# New York Ambulance License?



## DeadeyeDiaZ (May 30, 2010)

Does anyone know what license you need to drive an ambulance in the state of New York, how to obtain it, and what's required? Any answers would be appreciated.


----------



## firecoins (May 30, 2010)

You need a New York driver's license.

The only place that has an ambulance licesnse is CA.


----------



## DeadeyeDiaZ (May 30, 2010)

Thank you! But, do I need a specific new york state drivers license, like a certain class?

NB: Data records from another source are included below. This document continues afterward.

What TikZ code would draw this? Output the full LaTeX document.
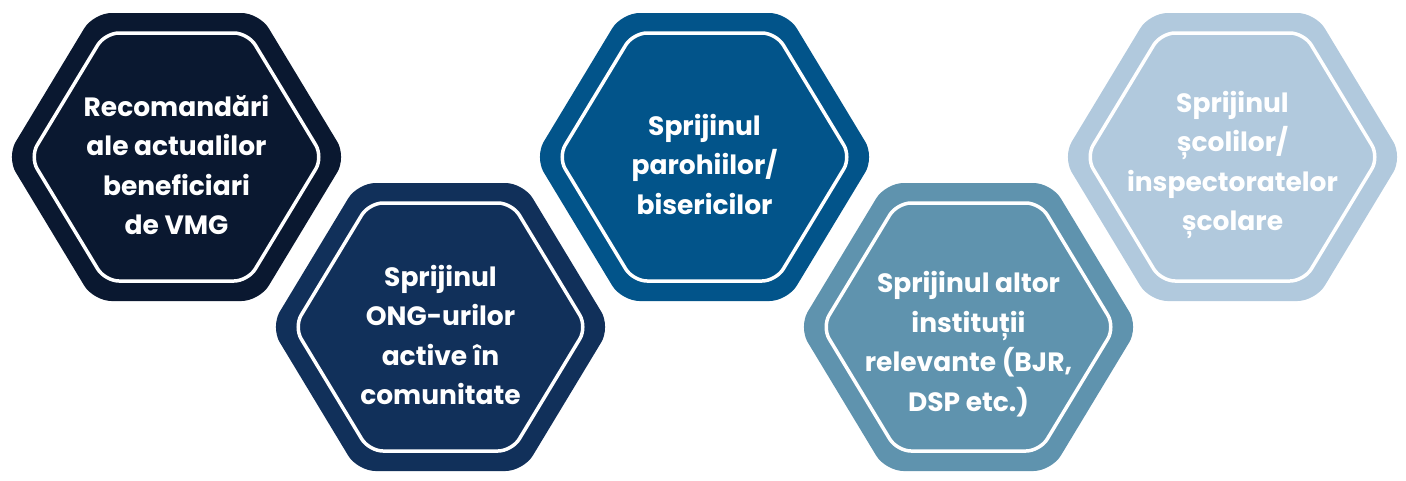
\documentclass[tikz,border=0pt]{standalone}
\usepackage{fontspec}
\setmainfont{Poppins}
\definecolor{cA}{HTML}{0A1830}
\definecolor{cB}{HTML}{11305A}
\definecolor{cC}{HTML}{02548A}
\definecolor{cD}{HTML}{5F93AE}
\definecolor{cE}{HTML}{B1C9DD}
% hexagon path: centre x, centre y, half width, half top edge, half height
\newcommand\hexpathXY[5]{(#1+#3,#2) -- (#1+#4,#2+#5) -- (#1-#4,#2+#5) -- (#1-#3,#2) -- (#1-#4,#2-#5) -- (#1+#4,#2-#5) -- cycle}
\newcommand\hexagonXY[3]{%
  \fill[#3, rounded corners=18pt] \hexpathXY{#1}{#2}{170}{83}{144};
  \draw[white, line width=3.5pt, rounded corners=14pt] \hexpathXY{#1}{#2}{146.5}{71.5}{124};
}
\tikzset{
  hextext/.style={text=white, align=center, font=\fontsize{26.5}{39.5}\selectfont\bfseries, inner sep=0pt}
}
\begin{document}
\begin{tikzpicture}[x=1pt,y=-1pt]
\useasboundingbox (0,0) rectangle (1406,480);
\hexagonXY{176.5}{157}{cA}
\hexagonXY{440.5}{327}{cB}
\hexagonXY{704.5}{157}{cC}
\hexagonXY{968.5}{327}{cD}
\hexagonXY{1232.5}{157}{cE}
\node[hextext] (t1) at (176.5,165) {Recomandări\\ale actualilor\\beneficiari\\de VMG};
\node[hextext] (t2) at (440.5,335) {Sprijinul\\ONG-urilor\\active în\\comunitate};
\node[hextext] (t3) at (704.5,164) {Sprijinul\\parohiilor/\\bisericilor};
\node[hextext] (t4) at (968.5,344) {Sprijinul altor\\instituții\\relevante (BJR,\\DSP etc.)};
\node[hextext] (t5) at (1232.5,165) {Sprijinul\\școlilor/\\inspectoratelor\\școlare};
\end{tikzpicture}
\end{document}
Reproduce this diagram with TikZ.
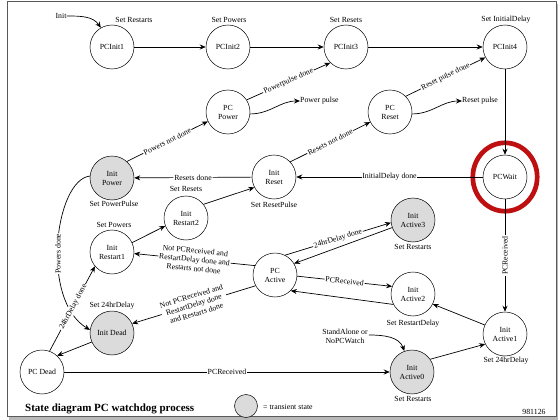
\documentclass[tikz,border=0pt]{standalone}
\usepackage{fontspec}
\setmainfont{Liberation Serif}
\usetikzlibrary{arrows.meta}
\newcommand\mylbl{\fontsize{7.8}{9}\selectfont}
\definecolor{redmark}{RGB}{190,16,16}
\begin{document}
\begin{tikzpicture}[x=1pt,y=-1pt,
  st/.style={circle,draw,line width=0.5pt,minimum size=44pt,inner sep=0pt,align=center,font=\mylbl},
  tr/.style={st,fill=black!14},
  ed/.style={-{Stealth[length=6pt,width=5pt]},line width=0.7pt},
  el/.style={fill=white,inner sep=0.8pt,font=\mylbl,sloped,align=center},
  tx/.style={inner sep=0pt,font=\mylbl,align=center}]
\useasboundingbox (0,0) rectangle (560,420);
% frame
\fill[black!28] (9,416) rectangle (558,420);
\fill[black!28] (556,4) rectangle (558,420);
\draw[black!65,line width=1pt] (7,2) rectangle (556,416);
% states
\node[st] (p1) at (112,47) {PCInit1};
\node[st] (p2) at (228,47) {PCInit2};
\node[st] (p3) at (346,47) {PCInit3};
\node[st] (p4) at (505,47) {PCInit4};
\node[st] (pcp) at (228,112) {PC\\Power};
\node[st] (pcr) at (390,112) {PC\\Reset};
\node[tr] (ipw) at (112,178) {Init\\Power};
\node[st] (irs) at (274,177) {Init\\Reset};
\node[st] (pw) at (505,177) {PCWait};
\node[st] (ir2) at (186,218) {Init\\Restart2};
\node[st] (ir1) at (112,252) {Init\\Restart1};
\node[tr] (ia3) at (413,220) {Init\\Active3};
\node[st] (pca) at (275,275) {PC\\Active};
\node[st] (ia2) at (413,294) {Init\\Active2};
\node[tr] (idd) at (112,333) {Init Dead};
\node[st] (ia1) at (505,334) {Init\\Active1};
\node[st] (pcd) at (42,372) {PC Dead};
\node[tr] (ia0) at (412,372) {Init\\Active0};
% highlight
\draw[redmark,line width=4.7pt] (pw.center) ellipse [x radius=32.2, y radius=34.2];
% state actions
\node[tx] (init) at (61,16) {Init};
\node[tx] (a1) at (134,20) {Set Restarts};
\node[tx] (a2) at (229,20) {Set Powers};
\node[tx] (a3) at (346,20) {Set Resets};
\node[tx] (a4) at (506,20) {Set InitialDelay};
\node[tx] (a5) at (114,204) {Set PowerPulse};
\node[tx] (a6) at (274,205) {Set ResetPulse};
\node[tx] (a7) at (186,189) {Set Resets};
\node[tx] (a8) at (114,225) {Set Powers};
\node[tx] (a9) at (112,306) {Set 24hrDelay};
\node[tx] (a10) at (413,247) {Set Restarts};
\node[tx] (a11) at (413,324) {Set RestartDelay};
\node[tx] (a12) at (506,361) {Set 24hrDelay};
\node[tx] (a13) at (413,399) {Set Restarts};
\node[tx,anchor=west] (ppl) at (300,101) {Power pulse};
\node[tx,anchor=west] (rpl) at (462,101) {Reset pulse};
\node[tx,font=\mylbl,align=center] (sa) at (345,336) {StandAlone or\\NoPCWatch};
% transitions
\draw[ed] (init.east) to[out=0,in=125] (p1.120);
\draw[ed] (p1) -- (p2);
\draw[ed] (p2) -- (p3);
\draw[ed] (p3) -- (p4);
\draw[ed] (p4) -- (pw);
\draw[ed] (pcp.33) -- node[el] {Powerpulse done} (p3.225);
\draw[ed] (pcr.45) -- node[el] {Reset pulse done} (p4.208);
\draw[ed] (pcp.-5) to[out=0,in=180] (ppl.west);
\draw[ed] (pcr.-5) to[out=0,in=180] (rpl.west);
\draw[ed] (ipw.48) -- node[el] {Powers not done} (pcp.205);
\draw[ed] (irs.43) -- node[el] {Resets not done} (pcr.207);
\draw[ed] (irs) -- node[el] {Resets done} (ipw);
\draw[ed] (pw) -- node[el] {InitialDelay done} (irs);
\draw[ed] (ir2.38) -- (irs.208);
\draw[ed] (ir1.25) -- (ir2.201);
\draw[ed] (ipw.175) .. controls (55,180) and (40,300) .. node[el,pos=0.55,sloped=false,rotate=90] {Powers done} (idd.172);
\draw[ed] (pcd.70) -- node[el,pos=0.52] {24hrDelay done} (ir1.220);
\draw[ed] (idd.204) -- (pcd.47);
\draw[ed] (pca.155) -- node[el] {Not PCReceived and\\RestartDelay done and\\Restarts not done} (ir1.356);
\draw[ed] (pca.209) -- node[el] {Not PCReceived and\\RestartDelay done\\and Restarts done} (idd.25);
\draw[ed] (pca.63) -- node[el] {24hrDelay done} (ia3.187);
\draw[ed] (ia3.200) -- (pca.31);
\draw[ed] (pca.-3) -- node[el] {PCReceived} (ia2.160);
\draw[ed] (ia2.208) -- (pca.-45);
\draw[ed] (ia1.156) -- (ia2.-27);
\draw[ed] (pw) -- node[el,sloped=false,rotate=90] {PCReceived} (ia1);
\draw[ed] (pcd) -- node[el] {PCReceived} (ia0);
\draw[ed] (ia0.35) -- (ia1.207);
\draw[ed] (sa.east) ++(1,-1) to[out=0,in=110] (ia0.110);
% footer
\node[inner sep=0pt,anchor=west,font=\fontsize{11}{12}\selectfont\bfseries] (title) at (25,409) {State diagram PC watchdog process};
\node[circle,draw,line width=0.5pt,fill=black!14,minimum size=23pt,inner sep=0pt] (leg) at (246,406) {};
\node[tx,anchor=west] (legt) at (263,407) {= transient state};
\node[tx] (date) at (534,412) {981126};
\end{tikzpicture}
\end{document}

Or simply a regular state license?


----------



## Rob123 (May 30, 2010)

As firecoins said "New York driver's license". A regular "Class D" license will do.


----------



## DeadeyeDiaZ (May 30, 2010)

I appreciate the reply from both of you. Thank you very much!


----------



## ajax (May 31, 2010)

Related: Will anyone, anywhere, let you work for them with an out of state drivers license?


----------



## DeadeyeDiaZ (May 31, 2010)

I think the FDNY let's you have an out of state license, as long as your license is valid in the actual state of New York. Just call up any companies you are interested in!


----------



## DeadeyeDiaZ (May 31, 2010)

I think the FDNY let's you have an out of state license, as long as your license is valid in the actual state of New York. Just call up any companies you are interested in!


----------



## firecoins (May 31, 2010)

any valid driver's license will allow you to work.  If you live in NY, you will be required to get a NYDL.  If you live in NJ you will be require to display the NJ DL.  etc etc with where ever you live.


----------



## mar7967 (Jul 1, 2010)

ajax said:


> Related: Will anyone, anywhere, let you work for them with an out of state drivers license?



Depends on what their insurance says. I am a college student in NY with a NJ license. I work at two agencies (one collegiate, one township) that allow me to drive with my NJ license. Another place that I have looked into would not allow me to drive without a NY license


----------